Especially admirable is her commitment to new music, and this concert featured works by Saratoga-based composer George Green. Three movements were drawn from his 1970 “Five Pieces for Piano,” beginning with one simply titled “Bell-like.”
It's a textural study, as the name suggests, sparked by the sonorities of the carillon. It falls victim to the pifalls of textural study, however, in its precious insistence on avoiding the melodic and harmonic information that could otherwise enhance it. Texture is a seasoning that needs the substance of other ingredients; otherwise you're left chewing on cloves.
“Toccata” is a fast-paced, percussive movement reminiscent of Bartok and “Fantasy” borrows and distorts the impressionist charm of, say, a Debussy prelude – enough so that I couldn’t help but think of it as the “Golliwog’s Revenge.”
The pieces make incredible technical demands on the pianist, which Baytelman dispatched with seeming effortlessness. But they seemed labored in the writing, calling attention to themselves like neglected children by virtue of their busy-ness.

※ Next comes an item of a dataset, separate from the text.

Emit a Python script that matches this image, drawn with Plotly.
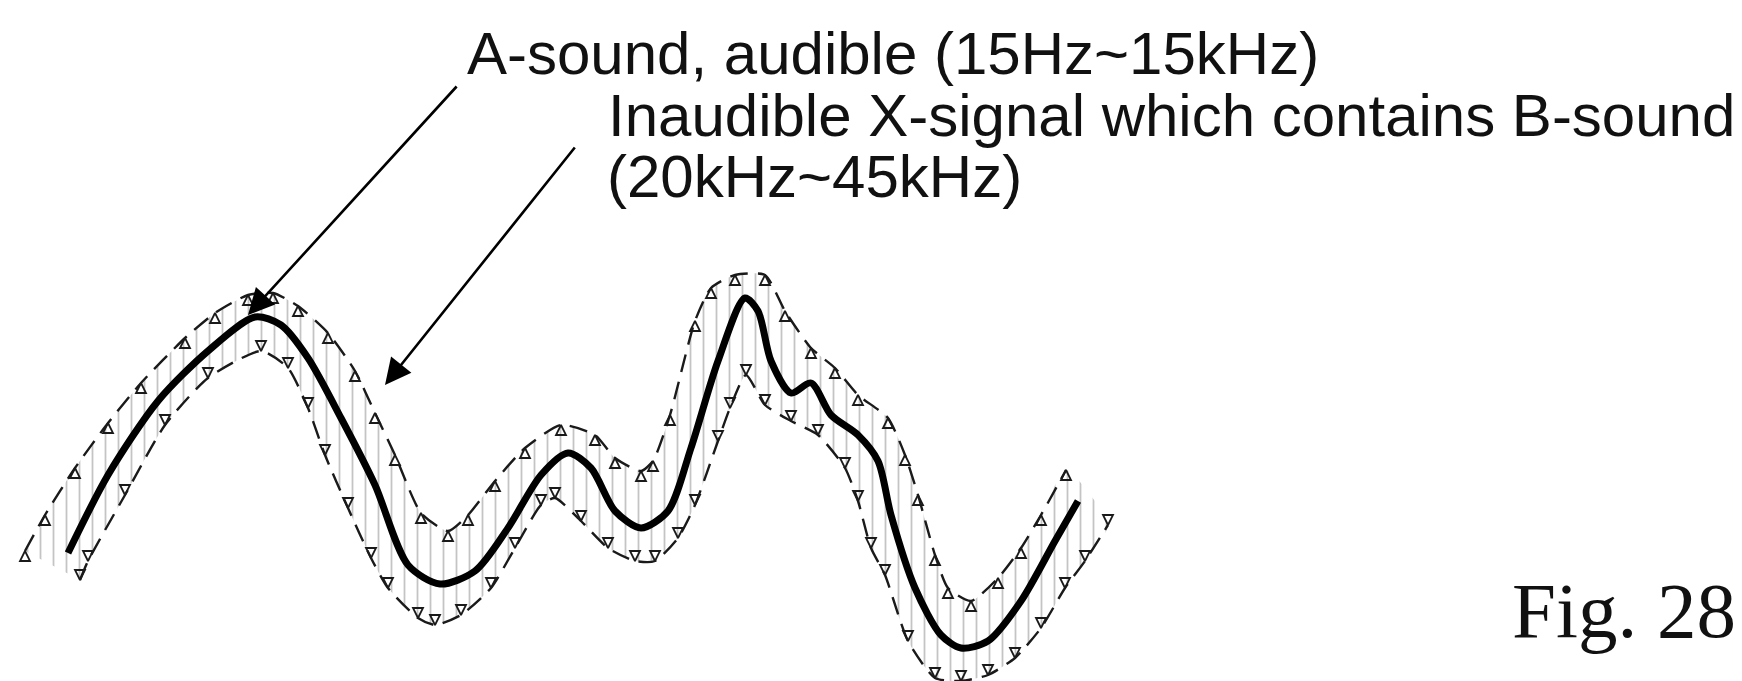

A suite of dances by Isaac Albeniz was the splendid conclusion, offering a range of about 30 years’ worth of that composer’s work. In working with a Spanish idiom, Albeniz achieved a marvelous transparency in his writing that supports the swirling rhythms nicely.
Baytelman wisely chose not to pursue the bravura (which may be more the Manuel de Falla realm) but concentrate on the rich meat of the pieces, creating a compelling portrait both of turn-of-the-century Spain and turn-of-the-century piano styling.
But the bravura hunters were given their due with the brilliant encore by Chopin that ended the concert.